Jakarta (ANTARA) - Dalam beberapa tahun terakhir, layanan paylater atau beli sekarang bayar nanti (buy now pay later) semakin marak digunakan oleh masyarakat Indonesia.
Berdasarkan data Otoritas Jasa Keuangan (OJK), hingga Oktober 2024, outstanding pembiayaan paylater yang disalurkan perusahaan pembiayaan mencapai Rp8,41 triliun, meningkat sebesar 63,89 persen dibandingkan periode yang sama tahun sebelumnya.
Sayangnya, lonjakan ini diiringi dengan memburuknya kualitas kredit. Rasio pembiayaan bermasalah (NPF) gross pada layanan ini naik dari 2,60 persen pada September menjadi 2,76 persen di Oktober 2024.
Di sisi lain, sektor e-commerce mencatat pertumbuhan pesat. Data dari Kementerian Perdagangan memperkirakan nilai transaksi e-commerce pada 2024 akan mencapai Rp487 triliun, meningkat 7,3 persen dibandingkan capaian tahun sebelumnya sebesar Rp453,8 triliun.

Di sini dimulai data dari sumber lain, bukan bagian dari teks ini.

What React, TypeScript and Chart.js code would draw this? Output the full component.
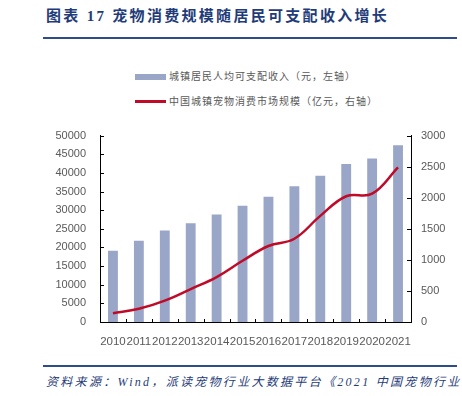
import React, { useEffect, useRef } from "react";
import { Chart, registerables } from "chart.js";

Chart.register(...registerables);

const years = ["2010", "2011", "2012", "2013", "2014", "2015", "2016", "2017", "2018", "2019", "2020", "2021"];
const incomeValues = [19109, 21810, 24565, 26467, 28844, 31195, 33616, 36396, 39251, 42359, 43834, 47412];
const petMarketValues = [140, 212, 344, 530, 723, 985, 1223, 1340, 1708, 2024, 2065, 2490];
const leftTicks = [0, 5000, 10000, 15000, 20000, 25000, 30000, 35000, 40000, 45000, 50000];
const rightTicks = [0, 500, 1000, 1500, 2000, 2500, 3000];

const incomeLabel = "城镇居民人均可支配收入（元，左轴）";
const marketLabel = "中国城镇宠物消费市场规模（亿元，右轴）";
const titleText = "图表 17 宠物消费规模随居民可支配收入增长";
const sourceText = "资料来源：Wind，派读宠物行业大数据平台《2021 中国宠物行业";

const BAR_COLOR = "#9AA6C8";
const LINE_COLOR = "#BF0A28";
const NAVY = "#1F3C78";
const GRAY = "#595959";

const innerTicks = {
  id: "innerTicks",
  afterDatasetsDraw(chart: any) {
    const { ctx, chartArea, scales } = chart;
    ctx.save();
    ctx.strokeStyle = "#000";
    ctx.lineWidth = 1;
    ctx.beginPath();
    const yl = scales.y;
    for (const v of leftTicks) {
      const py = Math.round(yl.getPixelForValue(v)) + 0.5;
      ctx.moveTo(chartArea.left, py);
      ctx.lineTo(chartArea.left + 4, py);
    }
    const yr = scales.y1;
    for (const v of rightTicks) {
      const py = Math.round(yr.getPixelForValue(v)) + 0.5;
      ctx.moveTo(chartArea.right - 4, py);
      ctx.lineTo(chartArea.right, py);
    }
    const xs = scales.x;
    const n = years.length;
    const step = (chartArea.right - chartArea.left) / n;
    for (let i = 1; i < n; i++) {
      const px = Math.round(xs.getPixelForValue(i) - step / 2) + 0.5;
      ctx.moveTo(px, chartArea.bottom);
      ctx.lineTo(px, chartArea.bottom - 3);
    }
    ctx.stroke();
    ctx.restore();
  },
};

export default function App() {
  const canvasRef = useRef<HTMLCanvasElement | null>(null);

  useEffect(() => {
    if (!canvasRef.current) return;
    const tickFont = { family: "'Liberation Sans', Arial, sans-serif", size: 11 };
    const plain = (v: any) => String(v);
    const chart = new Chart(canvasRef.current, {
      type: "bar",
      data: {
        labels: years,
        datasets: [
          {
            type: "line",
            label: marketLabel,
            data: petMarketValues,
            yAxisID: "y1",
            borderColor: LINE_COLOR,
            backgroundColor: LINE_COLOR,
            borderWidth: 2.5,
            pointRadius: 0,
            tension: 0.4,
            order: 0,
          } as any,
          {
            type: "bar",
            label: incomeLabel,
            data: incomeValues,
            yAxisID: "y",
            backgroundColor: BAR_COLOR,
            barPercentage: 0.38,
            categoryPercentage: 1,
            order: 1,
          },
        ],
      },
      options: {
        animation: false,
        responsive: false,
        maintainAspectRatio: false,
        layout: { padding: { top: 9, left: 0, right: 0, bottom: 0 } },
        plugins: { legend: { display: false }, tooltip: { enabled: false } },
        scales: {
          x: {
            grid: { display: false },
            border: { display: true, color: "#000", width: 1 },
            ticks: {
              autoSkip: false,
              maxRotation: 0,
              minRotation: 0,
              padding: 5,
              color: GRAY,
              font: { family: "'Liberation Sans', Arial, sans-serif", size: 11.5 },
            },
            afterFit(scale: any) {
              scale.height = 28;
            },
          },
          y: {
            position: "left",
            min: 0,
            max: 50000,
            grid: { display: false, drawTicks: false },
            border: { display: true, color: "#000", width: 1 },
            ticks: { stepSize: 5000, padding: 14, color: GRAY, font: tickFont, callback: plain },
            afterFit(scale: any) {
              scale.width = 60;
            },
          },
          y1: {
            position: "right",
            min: 0,
            max: 3000,
            grid: { display: false, drawTicks: false },
            border: { display: true, color: "#000", width: 1 },
            ticks: { stepSize: 500, padding: 10, color: GRAY, font: tickFont, callback: plain },
            afterFit(scale: any) {
              scale.width = 49;
            },
          },
        },
      },
      plugins: [innerTicks],
    });
    return () => chart.destroy();
  }, []);

  return (
    <div
      style={{
        position: "fixed",
        left: 0,
        top: 0,
        width: 462,
        height: 396,
        background: "#fff",
        overflow: "hidden",
      }}
    >
      <div
        style={{
          position: "absolute",
          left: 46,
          top: 6,
          height: 20,
          lineHeight: "20px",
          fontFamily: "'Liberation Serif', 'Noto Sans CJK SC', serif",
          fontWeight: 700,
          fontSize: 15,
          letterSpacing: 2.3,
          color: NAVY,
          whiteSpace: "nowrap",
        }}
      >
        {titleText}
      </div>
      <div style={{ position: "absolute", left: 43, top: 37, width: 414, height: 2, background: "#2E4C8C" }} />

      <div style={{ position: "absolute", left: 135, top: 74, width: 31, height: 6, background: BAR_COLOR }} />
      <div
        style={{
          position: "absolute",
          left: 169,
          top: 69,
          height: 14,
          lineHeight: "14px",
          fontFamily: "'Noto Sans CJK SC', sans-serif",
          fontSize: 10,
          letterSpacing: 1,
          color: GRAY,
          whiteSpace: "nowrap",
        }}
      >
        {incomeLabel}
      </div>
      <div style={{ position: "absolute", left: 135, top: 100, width: 31, height: 2.5, background: LINE_COLOR }} />
      <div
        style={{
          position: "absolute",
          left: 169,
          top: 94,
          height: 14,
          lineHeight: "14px",
          fontFamily: "'Noto Sans CJK SC', sans-serif",
          fontSize: 10,
          letterSpacing: 1,
          color: GRAY,
          whiteSpace: "nowrap",
        }}
      >
        {marketLabel}
      </div>

      <canvas
        ref={canvasRef}
        width={420}
        height={235}
        style={{ position: "absolute", left: 40, top: 115, width: 420, height: 235 }}
      />

      <div style={{ position: "absolute", left: 43, top: 365, width: 414, height: 2, background: "#2E4C8C" }} />
      <div
        style={{
          position: "absolute",
          left: 46,
          top: 373,
          height: 18,
          lineHeight: "18px",
          fontFamily: "'Liberation Serif', 'Noto Sans CJK SC', serif",
          fontStyle: "italic",
          fontSize: 12,
          letterSpacing: 2.3,
          color: NAVY,
          whiteSpace: "nowrap",
        }}
      >
        {sourceText}
      </div>
    </div>
  );
}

Jumlah pengguna e-commerce juga diproyeksikan mencapai 65,65 juta orang pada 2024, naik 12 persen dari tahun lalu. Momentum seperti Hari Belanja Online Nasional (Harbolnas) berkontribusi besar, dengan total transaksi mencapai Rp25,7 triliun pada 2023, melonjak 182 persen dibandingkan penyelenggaraan pertama pada 2019.
Lonjakan transaksi e-commerce dan penggunaan paylater mencerminkan transformasi digital yang pesat di Indonesia.

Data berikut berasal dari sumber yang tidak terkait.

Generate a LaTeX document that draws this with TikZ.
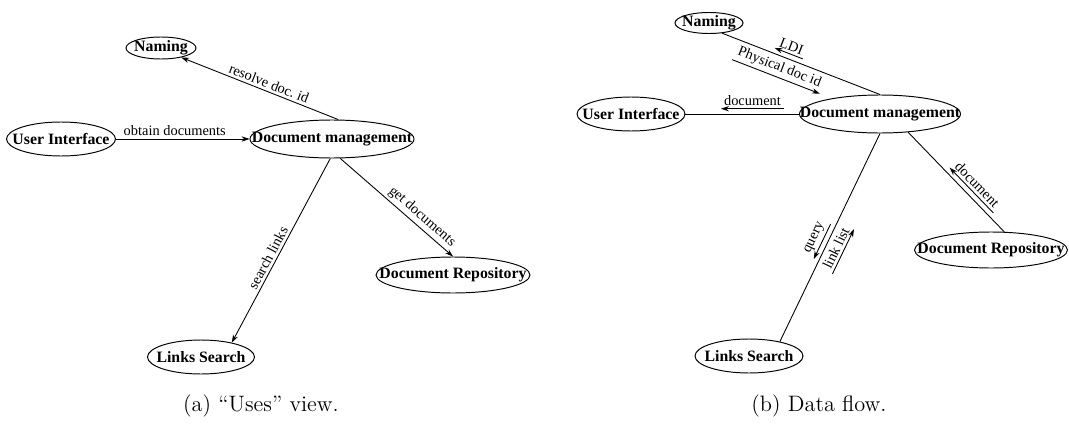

Berdasarkan survei terbaru oleh Jakpat di Oktober tahun 2022, sebuah penyedia layanan survei daring yang memiliki lebih dari 1,1 juta responden terdaftar. Lebih dari 90 persen pengguna layanan paylater pada masing-masing generasi X, milenial, hingga generasi Z, memanfaatkan layanan ini untuk belanja di platform e-commerce seperti Shopee, Tokopedia, Blibli, dan Lazada.
Survei ini melibatkan 1.506 responden berusia 15 hingga 71 tahun. Penelitian ini memberikan gambaran yang jelas tentang dominasi e-commerce dalam penggunaan layanan paylater di semua generasi.

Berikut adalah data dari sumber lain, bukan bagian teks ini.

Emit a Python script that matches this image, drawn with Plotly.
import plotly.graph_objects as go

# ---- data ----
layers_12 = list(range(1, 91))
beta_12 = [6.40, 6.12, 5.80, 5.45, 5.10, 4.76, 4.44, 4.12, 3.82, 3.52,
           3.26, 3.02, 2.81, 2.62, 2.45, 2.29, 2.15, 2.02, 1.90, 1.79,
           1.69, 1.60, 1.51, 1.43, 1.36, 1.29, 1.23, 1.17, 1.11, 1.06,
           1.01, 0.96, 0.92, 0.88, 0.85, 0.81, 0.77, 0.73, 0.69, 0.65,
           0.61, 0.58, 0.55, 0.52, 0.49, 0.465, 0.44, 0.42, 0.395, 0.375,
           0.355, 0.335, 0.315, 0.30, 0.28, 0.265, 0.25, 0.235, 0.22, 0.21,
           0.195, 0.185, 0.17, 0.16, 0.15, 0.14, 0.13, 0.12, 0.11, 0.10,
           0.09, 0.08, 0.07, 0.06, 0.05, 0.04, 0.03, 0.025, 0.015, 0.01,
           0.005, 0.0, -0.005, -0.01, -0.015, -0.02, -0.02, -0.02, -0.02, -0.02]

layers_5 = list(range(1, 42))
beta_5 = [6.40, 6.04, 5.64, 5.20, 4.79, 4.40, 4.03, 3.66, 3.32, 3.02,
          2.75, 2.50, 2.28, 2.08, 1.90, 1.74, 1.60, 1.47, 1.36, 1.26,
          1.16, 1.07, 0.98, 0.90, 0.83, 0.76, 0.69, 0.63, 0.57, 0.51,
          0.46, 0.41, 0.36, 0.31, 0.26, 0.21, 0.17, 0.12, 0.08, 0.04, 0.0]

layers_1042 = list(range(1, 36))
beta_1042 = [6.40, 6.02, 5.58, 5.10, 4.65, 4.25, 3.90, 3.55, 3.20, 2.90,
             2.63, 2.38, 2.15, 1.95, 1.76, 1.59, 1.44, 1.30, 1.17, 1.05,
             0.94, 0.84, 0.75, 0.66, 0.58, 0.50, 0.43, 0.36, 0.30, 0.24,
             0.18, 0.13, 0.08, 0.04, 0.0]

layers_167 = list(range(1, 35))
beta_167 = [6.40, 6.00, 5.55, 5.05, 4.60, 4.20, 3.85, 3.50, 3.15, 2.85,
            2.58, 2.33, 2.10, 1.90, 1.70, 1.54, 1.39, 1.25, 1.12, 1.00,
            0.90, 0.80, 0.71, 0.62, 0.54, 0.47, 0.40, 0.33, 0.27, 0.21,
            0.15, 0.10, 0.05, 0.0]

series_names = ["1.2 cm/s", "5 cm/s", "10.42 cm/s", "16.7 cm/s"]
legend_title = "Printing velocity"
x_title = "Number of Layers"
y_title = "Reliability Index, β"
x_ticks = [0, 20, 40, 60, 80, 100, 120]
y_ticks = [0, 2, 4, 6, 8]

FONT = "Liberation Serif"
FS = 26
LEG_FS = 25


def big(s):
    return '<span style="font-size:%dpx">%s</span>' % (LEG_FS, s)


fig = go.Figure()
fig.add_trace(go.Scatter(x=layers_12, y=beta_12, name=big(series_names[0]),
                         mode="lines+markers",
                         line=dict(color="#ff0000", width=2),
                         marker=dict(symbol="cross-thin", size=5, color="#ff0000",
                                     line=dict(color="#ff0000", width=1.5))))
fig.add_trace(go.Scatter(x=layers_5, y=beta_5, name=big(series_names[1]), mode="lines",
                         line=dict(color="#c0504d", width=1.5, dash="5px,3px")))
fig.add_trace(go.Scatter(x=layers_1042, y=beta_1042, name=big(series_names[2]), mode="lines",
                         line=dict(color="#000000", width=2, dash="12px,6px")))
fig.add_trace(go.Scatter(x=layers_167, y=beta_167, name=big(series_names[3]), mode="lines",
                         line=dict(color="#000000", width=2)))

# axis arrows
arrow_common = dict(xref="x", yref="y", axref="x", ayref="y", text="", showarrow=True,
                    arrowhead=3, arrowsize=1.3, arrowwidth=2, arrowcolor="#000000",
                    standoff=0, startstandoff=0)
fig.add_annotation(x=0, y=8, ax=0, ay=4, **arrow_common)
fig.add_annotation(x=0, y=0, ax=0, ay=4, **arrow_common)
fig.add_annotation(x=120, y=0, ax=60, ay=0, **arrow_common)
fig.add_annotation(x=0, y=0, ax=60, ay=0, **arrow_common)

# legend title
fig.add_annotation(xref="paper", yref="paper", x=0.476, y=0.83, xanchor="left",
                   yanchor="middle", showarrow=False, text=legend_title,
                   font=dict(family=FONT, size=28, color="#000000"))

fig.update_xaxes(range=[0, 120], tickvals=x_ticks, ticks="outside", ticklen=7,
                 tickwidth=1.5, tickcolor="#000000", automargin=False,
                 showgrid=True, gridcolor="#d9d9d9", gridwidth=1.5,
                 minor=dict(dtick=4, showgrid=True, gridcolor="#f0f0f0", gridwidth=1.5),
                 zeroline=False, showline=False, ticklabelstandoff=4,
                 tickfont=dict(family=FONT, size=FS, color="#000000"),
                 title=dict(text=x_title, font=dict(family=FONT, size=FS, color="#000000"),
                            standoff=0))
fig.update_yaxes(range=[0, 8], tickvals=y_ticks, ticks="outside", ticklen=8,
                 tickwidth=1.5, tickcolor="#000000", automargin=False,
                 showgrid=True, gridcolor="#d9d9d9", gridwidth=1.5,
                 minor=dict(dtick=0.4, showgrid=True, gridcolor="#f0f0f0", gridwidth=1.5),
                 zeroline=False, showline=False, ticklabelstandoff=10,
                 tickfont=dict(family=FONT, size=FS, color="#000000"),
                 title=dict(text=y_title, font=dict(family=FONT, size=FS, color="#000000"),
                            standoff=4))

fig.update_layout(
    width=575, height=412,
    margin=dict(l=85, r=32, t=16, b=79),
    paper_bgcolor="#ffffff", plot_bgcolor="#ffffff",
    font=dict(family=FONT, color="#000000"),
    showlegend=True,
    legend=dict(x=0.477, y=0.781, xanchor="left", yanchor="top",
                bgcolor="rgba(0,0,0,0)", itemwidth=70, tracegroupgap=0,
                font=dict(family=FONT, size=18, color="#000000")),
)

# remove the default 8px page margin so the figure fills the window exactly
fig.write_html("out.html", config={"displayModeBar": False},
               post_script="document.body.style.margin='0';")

Namun, kombinasi pertumbuhan ini dengan memburuknya kualitas kredit menjadi tanda bahaya bagi keuangan pribadi masyarakat. Fenomena ini memunculkan dugaan kuat bahwa konsumsi masyarakat kian terdorong oleh impulsive buying, yaitu jika seseorang pernah berencana membeli sesuatu di mall atau tempat pembelanjaan lainnya, namun begitu masuk ke lokasi tiba-tiba daftar barang belanjaan yang telah ada di alam pikir menjadi buyar seketika. Boleh jadi hal ini disebabkan oleh strategi pemasaran agresif seperti diskon, cashback, atau kemudahan pembayaran cicilan.
Peningkatan kualitas kredit bermasalah menunjukkan bahwa banyak konsumen tidak memiliki kemampuan finansial yang memadai untuk mengelola utang mereka.